* _Required task_: Only the lines from the start of the data through the line with "1.267, 1.032, 1.379]" belong in the copy. Restate them word for word, minus the pictures.

* _Supplied material_:
#####
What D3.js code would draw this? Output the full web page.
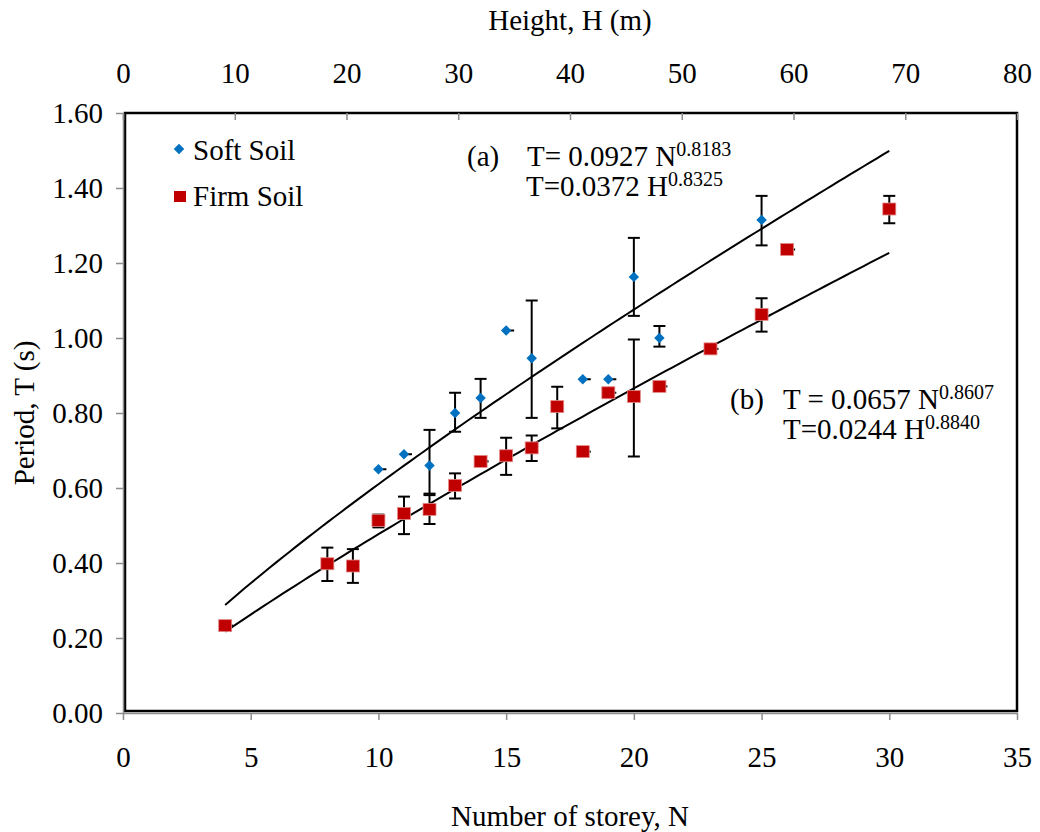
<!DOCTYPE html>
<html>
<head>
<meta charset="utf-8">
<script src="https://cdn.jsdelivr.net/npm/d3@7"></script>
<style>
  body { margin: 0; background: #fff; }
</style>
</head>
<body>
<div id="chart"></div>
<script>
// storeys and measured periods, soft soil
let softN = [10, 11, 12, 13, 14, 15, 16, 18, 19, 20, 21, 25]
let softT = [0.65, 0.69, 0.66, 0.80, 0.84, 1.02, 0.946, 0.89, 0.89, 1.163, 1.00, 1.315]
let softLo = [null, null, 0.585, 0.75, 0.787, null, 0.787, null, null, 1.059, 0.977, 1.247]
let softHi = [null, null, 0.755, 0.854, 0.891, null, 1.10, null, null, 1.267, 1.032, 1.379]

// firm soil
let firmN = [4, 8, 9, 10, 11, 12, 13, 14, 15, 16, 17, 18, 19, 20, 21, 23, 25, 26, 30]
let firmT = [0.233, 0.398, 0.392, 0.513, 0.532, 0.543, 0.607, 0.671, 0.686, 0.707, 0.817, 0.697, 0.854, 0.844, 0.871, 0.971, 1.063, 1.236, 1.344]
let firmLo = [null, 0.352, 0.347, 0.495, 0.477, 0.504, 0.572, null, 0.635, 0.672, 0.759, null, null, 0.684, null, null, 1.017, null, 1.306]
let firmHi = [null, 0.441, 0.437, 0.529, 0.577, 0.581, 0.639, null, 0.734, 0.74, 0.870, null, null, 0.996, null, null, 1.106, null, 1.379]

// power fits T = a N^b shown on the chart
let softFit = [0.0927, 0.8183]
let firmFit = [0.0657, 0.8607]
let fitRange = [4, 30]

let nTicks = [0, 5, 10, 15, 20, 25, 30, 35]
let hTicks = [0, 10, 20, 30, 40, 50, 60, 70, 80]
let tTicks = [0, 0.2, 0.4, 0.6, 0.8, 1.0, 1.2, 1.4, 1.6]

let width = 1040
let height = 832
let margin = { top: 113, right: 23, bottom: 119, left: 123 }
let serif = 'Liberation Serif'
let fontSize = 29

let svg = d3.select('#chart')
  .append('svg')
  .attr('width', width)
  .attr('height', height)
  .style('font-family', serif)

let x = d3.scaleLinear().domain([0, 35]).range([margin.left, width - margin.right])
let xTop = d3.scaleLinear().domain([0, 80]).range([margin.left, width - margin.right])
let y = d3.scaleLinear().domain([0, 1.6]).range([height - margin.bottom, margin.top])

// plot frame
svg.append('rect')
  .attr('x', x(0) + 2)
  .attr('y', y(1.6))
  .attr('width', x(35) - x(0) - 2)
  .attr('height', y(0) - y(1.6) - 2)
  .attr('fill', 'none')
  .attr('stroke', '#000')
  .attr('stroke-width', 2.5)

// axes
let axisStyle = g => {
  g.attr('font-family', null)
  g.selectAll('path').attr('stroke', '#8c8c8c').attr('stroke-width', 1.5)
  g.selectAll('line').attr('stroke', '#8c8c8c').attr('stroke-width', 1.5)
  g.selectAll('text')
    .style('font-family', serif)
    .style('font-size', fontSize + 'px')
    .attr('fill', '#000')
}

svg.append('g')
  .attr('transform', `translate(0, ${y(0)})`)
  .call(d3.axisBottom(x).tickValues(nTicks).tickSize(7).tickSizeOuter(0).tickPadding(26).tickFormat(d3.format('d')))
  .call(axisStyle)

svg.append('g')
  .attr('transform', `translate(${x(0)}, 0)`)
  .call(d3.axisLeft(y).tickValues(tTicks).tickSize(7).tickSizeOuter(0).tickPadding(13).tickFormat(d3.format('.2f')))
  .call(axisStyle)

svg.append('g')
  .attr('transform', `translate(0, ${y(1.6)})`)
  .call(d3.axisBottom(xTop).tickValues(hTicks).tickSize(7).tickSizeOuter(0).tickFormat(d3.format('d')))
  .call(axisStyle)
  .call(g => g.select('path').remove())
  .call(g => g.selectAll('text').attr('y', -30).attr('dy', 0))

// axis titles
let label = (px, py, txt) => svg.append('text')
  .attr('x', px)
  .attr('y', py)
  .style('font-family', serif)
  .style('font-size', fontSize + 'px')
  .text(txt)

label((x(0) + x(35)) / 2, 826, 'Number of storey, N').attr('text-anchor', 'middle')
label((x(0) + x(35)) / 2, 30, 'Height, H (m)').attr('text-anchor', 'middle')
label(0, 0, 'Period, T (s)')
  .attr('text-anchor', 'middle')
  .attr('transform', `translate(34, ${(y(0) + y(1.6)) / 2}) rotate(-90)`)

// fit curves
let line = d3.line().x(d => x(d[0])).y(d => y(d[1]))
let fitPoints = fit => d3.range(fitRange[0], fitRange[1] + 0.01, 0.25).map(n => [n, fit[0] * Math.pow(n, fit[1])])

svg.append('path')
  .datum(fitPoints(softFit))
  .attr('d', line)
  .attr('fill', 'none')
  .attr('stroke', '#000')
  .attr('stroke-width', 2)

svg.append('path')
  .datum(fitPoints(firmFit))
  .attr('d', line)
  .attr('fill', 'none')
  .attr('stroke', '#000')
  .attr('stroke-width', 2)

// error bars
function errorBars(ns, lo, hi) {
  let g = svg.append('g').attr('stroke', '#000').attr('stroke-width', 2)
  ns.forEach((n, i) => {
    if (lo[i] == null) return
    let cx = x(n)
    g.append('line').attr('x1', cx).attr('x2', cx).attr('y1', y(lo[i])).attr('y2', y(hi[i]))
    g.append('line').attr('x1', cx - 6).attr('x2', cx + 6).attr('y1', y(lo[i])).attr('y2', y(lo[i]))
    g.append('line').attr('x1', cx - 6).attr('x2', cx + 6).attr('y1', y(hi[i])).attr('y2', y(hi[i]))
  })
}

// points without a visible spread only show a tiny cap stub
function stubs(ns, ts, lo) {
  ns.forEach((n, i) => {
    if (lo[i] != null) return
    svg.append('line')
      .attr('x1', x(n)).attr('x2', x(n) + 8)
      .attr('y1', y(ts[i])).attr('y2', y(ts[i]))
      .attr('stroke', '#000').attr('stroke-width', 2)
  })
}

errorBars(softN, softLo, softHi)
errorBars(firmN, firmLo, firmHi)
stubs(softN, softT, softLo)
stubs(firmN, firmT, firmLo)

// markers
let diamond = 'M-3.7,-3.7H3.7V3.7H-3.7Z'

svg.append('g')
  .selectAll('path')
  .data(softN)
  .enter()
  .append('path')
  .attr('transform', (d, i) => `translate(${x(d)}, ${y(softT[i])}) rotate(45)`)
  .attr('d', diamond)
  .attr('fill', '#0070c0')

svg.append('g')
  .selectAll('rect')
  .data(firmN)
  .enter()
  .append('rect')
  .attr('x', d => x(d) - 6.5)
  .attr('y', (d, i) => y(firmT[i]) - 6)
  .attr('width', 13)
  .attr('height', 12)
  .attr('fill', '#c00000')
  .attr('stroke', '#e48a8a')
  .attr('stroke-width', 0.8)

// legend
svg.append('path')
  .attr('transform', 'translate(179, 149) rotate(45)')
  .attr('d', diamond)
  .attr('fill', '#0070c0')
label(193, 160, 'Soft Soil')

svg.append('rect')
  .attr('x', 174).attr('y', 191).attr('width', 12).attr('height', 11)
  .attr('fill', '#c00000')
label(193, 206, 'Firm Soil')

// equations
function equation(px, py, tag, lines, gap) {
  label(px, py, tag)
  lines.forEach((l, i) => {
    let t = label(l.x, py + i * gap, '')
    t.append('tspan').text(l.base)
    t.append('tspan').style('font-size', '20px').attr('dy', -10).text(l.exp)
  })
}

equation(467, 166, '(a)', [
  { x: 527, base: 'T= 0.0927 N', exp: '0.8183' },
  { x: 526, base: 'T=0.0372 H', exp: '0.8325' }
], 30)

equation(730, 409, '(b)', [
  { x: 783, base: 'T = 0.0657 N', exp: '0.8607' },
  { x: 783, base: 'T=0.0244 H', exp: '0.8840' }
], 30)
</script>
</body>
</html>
#####
* _Problem solution_:
What D3.js code would draw this? Output the full web page.
<!DOCTYPE html>
<html>
<head>
<meta charset="utf-8">
<script src="https://cdn.jsdelivr.net/npm/d3@7"></script>
<style>
  body { margin: 0; background: #fff; }
</style>
</head>
<body>
<div id="chart"></div>
<script>
// storeys and measured periods, soft soil
let softN = [10, 11, 12, 13, 14, 15, 16, 18, 19, 20, 21, 25]
let softT = [0.65, 0.69, 0.66, 0.80, 0.84, 1.02, 0.946, 0.89, 0.89, 1.163, 1.00, 1.315]
let softLo = [null, null, 0.585, 0.75, 0.787, null, 0.787, null, null, 1.059, 0.977, 1.247]
let softHi = [null, null, 0.755, 0.854, 0.891, null, 1.10, null, null, 1.267, 1.032, 1.379]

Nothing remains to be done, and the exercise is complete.